Et dans la vie communautaire ou familiale c’est pareil. Il me semble que le souci de bien faire ce qui a été demandé, ou de faire tout court ce qu’il y a à faire, peut parfois, je crois, prendre le dessus sur la qualité des relations ou de la présence à l’autre. Même si, pour vous, mes soeurs, la règle ou la vie commune vous aident et vous obligent à ne pas manquer à cet essentiel et unique nécessaire de votre choix de vie que sont l’oraison et la prière ensemble. Même si, parfois, même là notre cœur et notre esprit peuvent être bien accaparés par les soucis, même petits ou matériels, qui peuvent prendre alors le dessus…

Je pense encore à la liturgie, où nous savons bien que le souci de faire au mieux pour son Seigneur ou pour celles et ceux qui vont venir partager notre office peut parfois prendre le dessus sur l’essentiel, Celui que nous célébrons ; les détails, le perfectionnisme, les rubriques même. Alors même que c’est pour lui qu’on voulait bien faire… Faire simple, disais-je tout à l’heure ! Apprendre à faire simple, pour être pleinement présent…

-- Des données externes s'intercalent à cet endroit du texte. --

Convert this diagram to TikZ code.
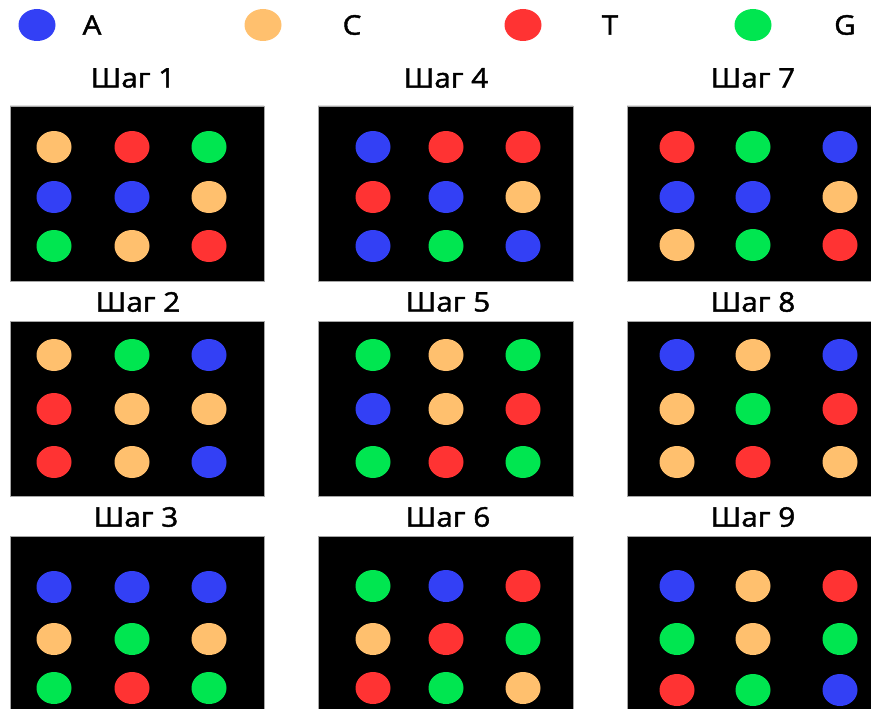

Avec Marthe et Marie, je vous propose dans ce temps de silence que nous allons prendre maintenant de laisser remonter en nous ce que ces quelques mots éveillent ; et nous confions au Seigneur ce qui nous habite, peut-être ce qui nous agite. Et nous lui demandons dans cette eucharistie, la grâce de la présence à sa présence ; la grâce, aussi, d’une vie qui apprenne à se simplifier pour savoir nous rendre au mieux présent à celles et ceux dont nous allons nous faire proche parce qu’ils seront là sur notre chemin. Amen.